In mid-2015, tens of thousands of ordinary Guatemalans poured into the streets to protest against a multimillion-dollar corruption scheme at the highest levels of government and demand reform. By September, key ministers and advisers had been fired. The nation’s president sat in jail.
But today, two years after that euphoric demonstration of people power, little has changed in the structural dynamics that have perpetuated so much ill in the country. Indeed, the nation’s politics continue to be characterized by a weakly institutionalized party system at the service of vested interests and often permeated by dark money.
Such is the view, at least, of Edgar Balsells, a professor and former Guatemalan finance minister who participated in a recent IDB conference on policymaking in Latin America. In that conference and in a soon-to-be-published paper, Balsells argues that the weaknesses of the party system are at the core of many of the problems of his native country and that reforms are desperately needed to forge a new direction.
A strong party system, has long been seen as key to government capacity. In work pioneered by the IDB and a few outside collaborators in the early 2000s, such a system was seen as one in which there would typically be a small number of well-organized and programmatic (or ideological) parties which would endure over time and represent relatively consistent policy positions. Such parties, thought of as strongly institutionalized, would increase democratic accountability. Moreover, they would help ensure that important policies lasted over changes in government.
Guatemala’s party system represents the opposite of that ideal. It is among the most weakly institutionalized in all of Latin America, with the average age of a political party at only 6 years, and well over a dozen of parties competing in every election, most of which represent little or nothing in terms of ideology. Indeed, since the return to democracy in 1985, not a single political party has returned to power at the presidential level. Many, including the two largest parties as of 1999, have disappeared altogether.
That transience and lack of ideas means that legislators often change political affiliation in the course of their career. More importantly, it means that political parties don’t represent voters policy preferences. Rather they to tend to run of pork barrel promises and serve those who put up the money. Those generally are not ordinary citizens. They are powerful political and business interests from the traditional oligarchy and local bosses (caciques).
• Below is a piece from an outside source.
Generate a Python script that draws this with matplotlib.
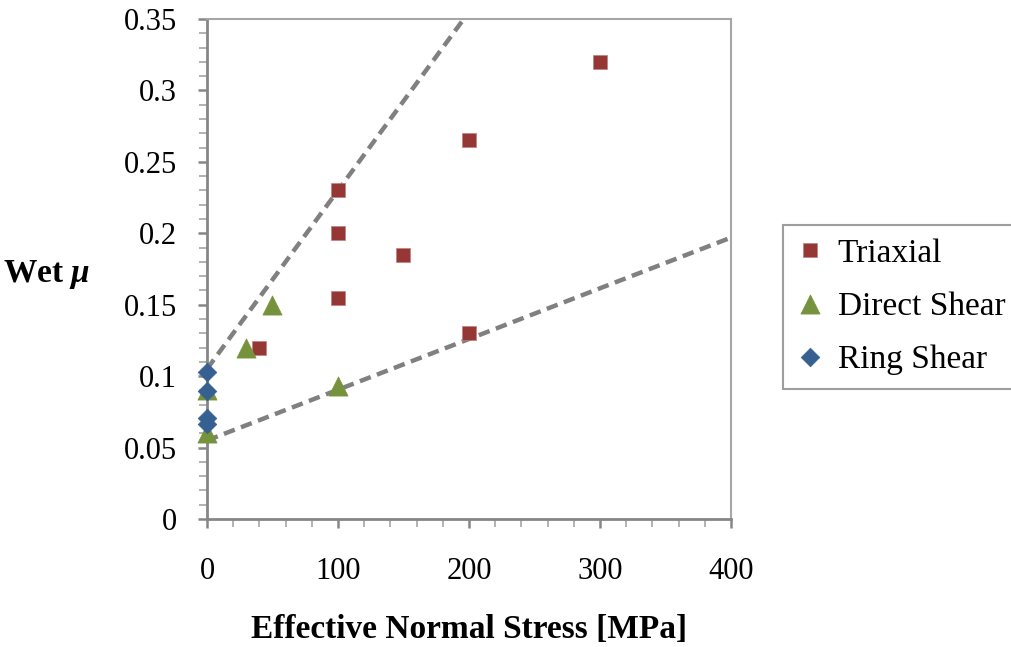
import matplotlib
matplotlib.use("Agg")
import matplotlib.pyplot as plt
from matplotlib.ticker import MultipleLocator

# Data
tri_x = [40, 100, 100, 100, 150, 200, 200, 300]
tri_y = [0.12, 0.23, 0.20, 0.155, 0.185, 0.265, 0.13, 0.32]
ds_x = [0, 0, 30, 50, 100]
ds_y = [0.06, 0.09, 0.12, 0.15, 0.093]
rs_x = [0, 0, 0, 0]
rs_y = [0.103, 0.0896, 0.071, 0.0665]
upper_x = [0, 196]
upper_y = [0.105, 0.35]
lower_x = [0, 400]
lower_y = [0.055, 0.197]
xticks = [0, 100, 200, 300, 400]
yticks = [0, 0.05, 0.1, 0.15, 0.2, 0.25, 0.3, 0.35]
ytick_labels = ['0', '0.05', '0.1', '0.15', '0.2', '0.25', '0.3', '0.35']

plt.rcParams['font.family'] = ['Liberation Serif', 'DejaVu Serif']
plt.rcParams['mathtext.fontset'] = 'custom'
plt.rcParams['mathtext.it'] = 'Liberation Serif:italic:bold'

fig = plt.figure(figsize=(10.12, 6.47), dpi=100)
ax = fig.add_axes([0.2045, 0.1978, 0.5178, 0.7728])

ax.plot(upper_x, upper_y, color='#808080', lw=3.2, ls=(0, (2.6, 1.5)), zorder=2)
ax.plot(lower_x, lower_y, color='#808080', lw=3.2, ls=(0, (2.6, 1.5)), zorder=2)

ax.scatter(tri_x, tri_y, marker='s', s=105, color='#953735', edgecolors='#c08080', linewidths=0.5, label='Triaxial', zorder=3)
ax.scatter(ds_x, ds_y, marker='^', s=190, color='#76923c', edgecolors='#76923c', linewidths=0.5, label='Direct Shear', zorder=3, clip_on=False)
ax.scatter(rs_x, rs_y, marker='D', s=90, color='#366092', edgecolors='#366092', linewidths=0.5, label='Ring Shear', zorder=4, clip_on=False)

ax.set_xlim(0, 400)
ax.set_ylim(0, 0.35)
ax.set_xticks(xticks)
ax.xaxis.set_minor_locator(MultipleLocator(20))
ax.set_yticks(yticks)
ax.set_yticklabels(ytick_labels)
ax.yaxis.set_minor_locator(MultipleLocator(0.01))

ax.tick_params(axis='both', which='major', direction='out', length=6.5, width=1.8, color='#868686', labelsize=22)
ax.tick_params(axis='both', which='minor', direction='out', length=6, width=1.2, color='#a6a6a6')
ax.tick_params(axis='x', which='major', pad=21)
ax.tick_params(axis='y', which='major', pad=15)

for side in ['left', 'bottom']:
    ax.spines[side].set_color('#868686')
    ax.spines[side].set_linewidth(2)
for side in ['top', 'right']:
    ax.spines[side].set_color('#a6a6a6')
    ax.spines[side].set_linewidth(1.5)

ax.set_xlabel('Effective Normal Stress [MPa]', fontsize=24, fontweight='bold', labelpad=20)
fig.text(0.003, 0.575, r'Wet $\mu$', fontsize=24, fontweight='bold', va='center', ha='left')

leg = ax.legend(loc='center left', bbox_to_anchor=(1.099, 0.424), borderaxespad=0,
                frameon=True, fancybox=False,
                fontsize=24, handletextpad=0.45, labelspacing=0.68, borderpad=0.4,
                markerscale=1.0, edgecolor='#868686', scatteryoffsets=[0.5], handlelength=0.8)
leg.get_frame().set_linewidth(1.5)

fig.savefig('out.png', dpi=100)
Guatemala, in this sense, stands in sharp contrast to El Salvador, where the left-wing FMLN and right-wing ARENA have strong brands, national networks, and highly-disciplined organizations and where the dominance of the two parties over the last 25 years has provided much needed stability.
The consequences for Guatemala are dramatic. Inadequate institutions and governance, in which the weak and volatile party system plays a major role, contribute to disturbingly low social indicators. Those according to a 2016 report by the United Nations Development Programme include a mean of six years of schooling, and rates of poverty that have increased to 76%, with 35% in extreme poverty. Meanwhile, corruption and the influence of drug money in elections continue to blight the political system, according to Balsells.
Reforms, including in the areas of campaign finance, could make a big difference, Balsells says. So could greater centralization of planning and regulation of government operations (to take power away from corrupt local elites) along with greater democracy at all levels. And the international community, he says, should strongly condition aid to those reforms being enacted.
If there is a silver lining to the story, it lies in the local prosecutors, who together with a United Nations-backed commission, have cracked down on corruption. It lies with the huge number of citizens, non-governmental organizations and other civic groups that rose up in 2015 to demand cleaner politics and a government more responsive to the needs of its people. Those, however long reform takes, are pillars to build on.